Una vez escuché que en Japón hay bares tristes donde
la gente se sienta a llorar en los taburetes de las barras. Lo recordé esta
mañana en el desayuno mientras leía la entrevista a María Kodama que publica El
País. Dice no saber muy bien en qué trabajaban sus padres porque, al parecer,
los hijos de los japoneses –como ella- nunca preguntan. Renuncio al resto del
texto, porque sospecho que estará contaminado por idéntica impostura.
Apuro el café con la mirada prendida en Buenos Aires.
Una ciudad que me fascina tanto que no quiero conocer, por si se rompe el
encanto. Mientras estoy en la ducha sigo pensando en Argentina y evoco –por
este orden- a Borges, Marco y Amedio, y Calamaro. Llego a Cortázar y entonces
me viene a la cabeza, como rayo iluminador, su relato sobre el atasco en la
autopista.
Ya estoy vestida con el alivio de no tener que pensar
qué me pongo. Me asomo al ventanal del salón. Cierro los ojos para sentir el sol
en mis manos, en la cara. Llevo quince días de confinamiento. Solo he bajado
tres veces al portal. Hoy es sábado. Tendría que haber pasado la
aspiradora. Ahora mismo estaría escribiendo la lista de la compra. Después
comería con mis sobrinos y, entre carcajadas, me dejaría ganar al parchís para
disfrutar de su ingenuo alborozo.
Es un sábado, pero no es sábado. Es un domingo
infinito, un martes constante. No puede ser sábado un día que es igual a un
lunes. Entonces, o todos son sábados o todos son lunes. O de repente los días
no tienen nombre, solo el número del calendario del confinamiento. Hoy es el
día 15. No tiene identidad propia. Me pregunto si nosotros –en esta realidad
detenida, en esta fotografía fija- todavía seguimos teniendo nombre. Nos llaman
ciudadanos y compatriotas. Mueren personas que suman números, sin rostro y sin
nombre.
El sol no tiene fuerza y el aliento de este día azul
me ha enfriado la nariz y las manos. Desde la ventana pienso que el cuento de
Cortázar se parece ahora a nosotros. En él también todo fluía de manera
inconsciente, cotidiana, hasta que se paró de repente. Y nos hemos quedado
aquí, detrás de las ventanas, en nuestras casas, como los conductores atrapados
en aquel imaginado atasco de la autopista del sur que duró varios meses.
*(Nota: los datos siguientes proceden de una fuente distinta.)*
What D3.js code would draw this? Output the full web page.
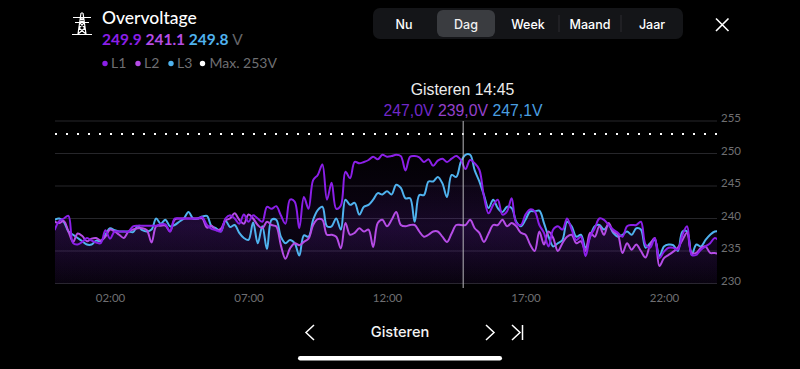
<!DOCTYPE html>
<html>
<head>
<meta charset="utf-8">
<script src="https://cdn.jsdelivr.net/npm/d3@7"></script>
<style>
  html, body { margin: 0; padding: 0; background: #000; overflow: hidden; }
  svg { display: block; }
  .lato { font-family: Lato, sans-serif; }
  .ui { font-family: Inter, "Noto Sans", sans-serif; }
  .thin { font-family: "Liberation Sans", sans-serif; }
  .axis path, .axis line { display: none; }
  .axis text { font-family: Lato, sans-serif; font-size: 11.5px; fill: #6f6f72; }
</style>
</head>
<body>
<div id="chart"></div>
<script>
// 10 minute readings
const l1 = [238.2,239.6,240,240.4,236.2,236,236.4,237,236.6,236.3,236.2,238.2,236.9,
  238,238,238,238,238.8,238.9,238.9,238.9,238.9,238.9,239.1,239.1,238,240,240,240,240,240,240,240.2,239,238.4,238.2,238,240,240.5,240,239.2,240.6,239.5,240.5,240,239.5,241.8,
  241.5,241.9,240.5,239.2,242.9,242.6,238.5,243.3,241.5,245.9,246.7,248.3,242.9,245.5,241.5,242,247.2,246.2,248.7,248.5,248.7,249,249.5,249.1,249.8,249.5,249.6,249.8,249.6,247.4,249.5,249.6,249.4,248.7,249.1,248.1,248.9,249.2,248.7,249.2,249.6,249,247.6,249,248.5,247.5,243.4,240.8,242.1,242.9,
  240.6,241.1,243.1,239.3,239,240.6,241.4,241.1,239,237.8,235.7,238.3,238.8,238.3,240,238.3,236.7,237.2,234.2,237.2,238.5,240,239.8,239,238.3,237.8,237.2,238.8,239,239,239.5,236,235.5,237,233.9,234.9,235.5,235.5,235.2,237.5,238.8,234.4,234.4,235.2,235.7,236.2,237,236.5];
const l2 = [239.5,239.3,239.6,238,236.4,237.7,237.3,236.5,236.9,237,236.6,237.2,238.3,
  238,237.5,237,238,238.3,238.5,238.5,238.2,236.3,238.8,238.9,238.9,238,239.8,240,240,240,240,240,240,238.6,238.9,238.2,238.4,239.7,240,240.8,239.8,239.2,240.6,240,239,238.5,239.5,
  239,238.8,235.9,233.8,235.4,236.2,235.9,236.4,236.9,239,239.9,239.8,237.5,237.5,237.2,235.4,239.3,237.5,237.8,238.5,238,238.3,235.6,239.3,239.8,238.8,239.8,241,239,238.8,239,239,238,237.2,237.5,238,238,237.2,236.4,237.7,239,239,239,239.8,238.5,237.8,236.4,237.7,239,239,
  239.8,238.8,239.3,238.8,237.8,237.5,236,235,238,236,238,237,235,236.2,237.2,237.5,236.2,236.5,235,237.8,237.2,238.8,237.5,239.3,238,237.5,234.7,236.2,235.2,236,235,234,236,237,232.7,233.9,234.4,234.9,235.5,236.7,237.8,234.7,234.7,235.5,235.7,234.7,234.7,234.5];
const l3 = [239.8,240,239.5,238,237.5,237,236.5,236,236,236.6,236.5,237.5,238.5,
  238.2,238,238,238,237.9,238.8,238.2,238,238.3,240,239.2,239.8,238.8,239,239.5,240,241,240,240,240.3,240.4,238.8,238.5,238,239.7,238.7,239,237.8,237,236.7,239.4,236.2,238.8,235.3,
  239.8,239.8,237.2,236.2,236.7,236.2,234.3,237.4,237.2,239.8,241.3,241.8,238.8,238.8,240,238.3,242.9,242.1,242.4,240.6,241.8,242.1,242.9,243.9,243.7,244.2,243.7,245.2,244.7,243.1,243.1,239.5,243.6,243.6,245.7,245.7,246.4,245.4,243.3,246.7,246.4,248.7,249.8,249.8,247.4,245.7,243.6,241.6,242.9,241.6,
  241,241.8,241.6,239.5,238.8,239.8,241.1,241.1,241.2,239.3,237.2,235.7,236.2,236.7,239.5,238.8,237.2,237.5,235.5,237.2,238.8,239,238.3,239,237.8,237.2,237.5,238,237.5,238.5,238.3,235.5,236.2,236.7,234.2,235.7,236,235.9,235,238,238,234.4,236,235.7,236.7,237.5,238,238];

const yTicks = [230, 235, 240, 245, 250, 255];
const xTicks = [2, 7, 12, 17, 22];
const xTickLabels = ["02:00", "07:00", "12:00", "17:00", "22:00"];
const maxVolt = 253;
const hoverHour = 14.75;
const tabs = ["Nu", "Dag", "Week", "Maand", "Jaar"];
const legendNames = ["L1", "L2", "L3"];
const headValues = ["249.9", "241.1", "249.8"];
const hoverValues = ["247,0V", "239,0V", "247,1V"];
const colors = ["#8b1fe8", "#b54ce6", "#4fb2ee"];

const width = 800, height = 369;
const svg = d3.select("#chart").append("svg").attr("width", width).attr("height", height);

const x = d3.scaleLinear().domain([0, 24]).range([54.6, 719.4]);
const y = d3.scaleLinear().domain([230, 255]).range([283.5, 121]);
const left = 55, right = 717;

const defs = svg.append("defs");
defs.append("clipPath").attr("id", "plot").append("rect")
  .attr("x", left).attr("y", 100).attr("width", right - left).attr("height", 184);
const grad = defs.append("linearGradient").attr("id", "under")
  .attr("gradientUnits", "userSpaceOnUse")
  .attr("x1", 0).attr("x2", 0).attr("y1", y(250)).attr("y2", y(230));
grad.append("stop").attr("offset", "0%").attr("stop-color", "#7a2ad0").attr("stop-opacity", 0.02);
grad.append("stop").attr("offset", "55%").attr("stop-color", "#7a2ad0").attr("stop-opacity", 0.095);
grad.append("stop").attr("offset", "100%").attr("stop-color", "#7a2ad0").attr("stop-opacity", 0.025);

// grid
svg.append("g").selectAll("line").data(yTicks).join("line")
  .attr("x1", left).attr("x2", right)
  .attr("y1", d => y(d)).attr("y2", d => y(d))
  .attr("stroke", "#26262a").attr("stroke-width", 1);

const area = d3.area().x((d, i) => x(i / 6)).y0(y(230)).y1(d => y(d)).curve(d3.curveCatmullRom);
const line = d3.line().x((d, i) => x(i / 6)).y(d => y(d)).curve(d3.curveCatmullRom);

const plot = svg.append("g").attr("clip-path", "url(#plot)");
[l3, l2, l1].forEach(s => {
  plot.append("path").attr("d", area(s)).attr("fill", "url(#under)");
});
[[l3, colors[2]], [l2, colors[1]], [l1, colors[0]]].forEach(([s, c]) => {
  plot.append("path").attr("d", line(s)).attr("fill", "none")
    .attr("stroke", c).attr("stroke-width", 2).attr("stroke-linejoin", "round");
});

// max line
svg.append("line")
  .attr("x1", left).attr("x2", right).attr("y1", y(maxVolt)).attr("y2", y(maxVolt))
  .attr("stroke", "#fff").attr("stroke-width", 2).attr("stroke-dasharray", "2 9");

// hover line
svg.append("line")
  .attr("x1", x(hoverHour)).attr("x2", x(hoverHour)).attr("y1", 121).attr("y2", 288)
  .attr("stroke", "#b8b8bc").attr("stroke-width", 1);

// axes
svg.append("g").attr("class", "axis")
  .attr("transform", "translate(721,-3)")
  .call(d3.axisRight(y).tickValues(yTicks).tickSize(0).tickPadding(0));
svg.append("g").attr("class", "axis")
  .attr("transform", "translate(0,291)")
  .call(d3.axisBottom(x).tickValues(xTicks).tickSize(0).tickPadding(3)
    .tickFormat((d, i) => xTickLabels[i]));

// pylon icon
const icon = svg.append("g").attr("fill", "none").attr("stroke", "#fff").attr("stroke-width", 1.2);
icon.append("path").attr("d", "M72 34.5H92 M73 17.5H91 M75 22.5H89 M81 13L78 34 M83 13L86 34 M81 13H83 M79.5 22.5L85 28L78 34 M84.5 22.5L79 28L86 34 M80.5 17.5L83.5 22.5 M83.5 17.5L80.5 22.5");

// header
svg.append("text").attr("class", "lato").attr("x", 102).attr("y", 24)
  .attr("font-size", 17.5).attr("font-weight", 500).attr("fill", "#fff").text("Overvoltage");

const head = svg.append("text").attr("class", "lato").attr("x", 102).attr("y", 45)
  .attr("font-size", 15.5).attr("font-weight", 700);
headValues.forEach((v, i) => {
  head.append("tspan").attr("fill", colors[i]).text(v + " ");
});
head.append("tspan").attr("fill", "#666669").attr("font-weight", 400).text("V");

// legend
const legendX = [105, 138, 171, 202.5];
legendNames.forEach((n, i) => {
  svg.append("circle").attr("cx", legendX[i]).attr("cy", 63.5).attr("r", 2.7).attr("fill", colors[i]);
  svg.append("text").attr("class", "lato").attr("x", legendX[i] + 6).attr("y", 68)
    .attr("font-size", 14).attr("fill", "#6f6f72").text(n);
});
svg.append("circle").attr("cx", legendX[3]).attr("cy", 63.5).attr("r", 2.7).attr("fill", "#fff");
svg.append("text").attr("class", "lato").attr("x", legendX[3] + 7).attr("y", 68)
  .attr("font-size", 14).attr("fill", "#6f6f72").text("Max. 253V");

// tabs
svg.append("rect").attr("x", 373).attr("y", 8).attr("width", 310).attr("height", 31).attr("rx", 7).attr("fill", "#141518");
svg.append("rect").attr("x", 437).attr("y", 10).attr("width", 58).attr("height", 27).attr("rx", 6).attr("fill", "#3a3c40");
const tabX = [404, 466, 528, 590, 652];
tabs.forEach((t, i) => {
  svg.append("text").attr("class", "ui").attr("x", tabX[i]).attr("y", 28.5)
    .attr("text-anchor", "middle").attr("font-size", 12.5).attr("font-weight", 500)
    .attr("fill", i === 1 ? "#f0f0f0" : "#fff").text(t);
});
[559, 621].forEach(d => {
  svg.append("line").attr("x1", d).attr("x2", d).attr("y1", 15).attr("y2", 32).attr("stroke", "#2c2d30");
});

// close
svg.append("path").attr("d", "M716 18.5L728.5 31 M728.5 18.5L716 31")
  .attr("stroke", "#fff").attr("stroke-width", 1.6).attr("fill", "none");

// hover readout
svg.append("text").attr("class", "thin").attr("x", 462.5).attr("y", 95)
  .attr("text-anchor", "middle").attr("font-size", 15.8).attr("fill", "#ececec").text("Gisteren 14:45");
const hover = svg.append("text").attr("class", "thin").attr("x", 463).attr("y", 116)
  .attr("text-anchor", "middle").attr("font-size", 15.8);
hoverValues.forEach((v, i) => {
  hover.append("tspan").attr("fill", ["#7028c8", "#9440cc", "#4a9fe0"][i]).text(v + (i < 2 ? " " : ""));
});

// bottom nav
svg.append("text").attr("class", "ui").attr("x", 400).attr("y", 337)
  .attr("text-anchor", "middle").attr("font-size", 14.6).attr("font-weight", 500).attr("fill", "#f4f4f4").text("Gisteren");
svg.append("path")
  .attr("d", "M314 325L306 332.5L314 340 M486 325L494 332.5L486 340 M512 325L520 332.5L512 340 M522.5 325V340")
  .attr("fill", "none").attr("stroke", "#fff").attr("stroke-width", 1.5);
svg.append("rect").attr("x", 298).attr("y", 356).attr("width", 204).attr("height", 4.5).attr("rx", 2.25).attr("fill", "#fff");
</script>
</body>
</html>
Nosotros solo llevamos dos semanas que han puesto del
revés nuestro mundo, quince días que lo han sacudido todo. Como aquellos
conductores de la autopista hacia París, al principio nos revelamos contra el
infortunio, con reproches y exabruptos. No era para tanto, por
qué no se hizo algo antes, reaccionaron unos y otros ante el estado de
alarma. Cuando llegó el lunes –en el relato de Cortázar sucedió a las pocas
horas- salimos a los balcones para huir de la soledad y el silencio, y nos
pusimos a aplaudir para ahuyentar el miedo.
Reaccionamos
igual que aquellos conductores. La autopista al
sur retrata el comportamiento de un grupo de personas atrapadas en un
descomunal embotellamiento. Como brota lo mejor y lo peor del ser humano. Ante
una situación límite, de nada les sirven sus automóviles individuales. Toman
conciencia de que para superar la adversidad necesitan colaborar. Algunos se
vigilaban por el retrovisor y un tubo de leche condensada –ahora sería una
mascarilla- desataba un conflicto.
El cuento
parece repetirse como una fatalidad en una noria trágica, ahora que somos
nosotros los prisioneros, Ahora que nuestras vidas están atascadas dentro la
jaula mientras los pájaros vuelan libres.
Cuando se
disolvió el atasco los coches se pusieron en marcha, todos los personajes
miraban solo al frente. Volvieron a sus casas y retomaron su vida normal.
Hace frío.
Cierro la ventana. Me pregunto, con cierto temor, qué haremos cuándo salgamos
de esto. No cómo será el primer día de alborotada efervescencia. Cómo serán los
siguientes. Si miraremos por el retrovisor, si todo seguirá como estaba. Los
días de la semana recuperarán sus nombres. Más allá, todo es incertidumbre.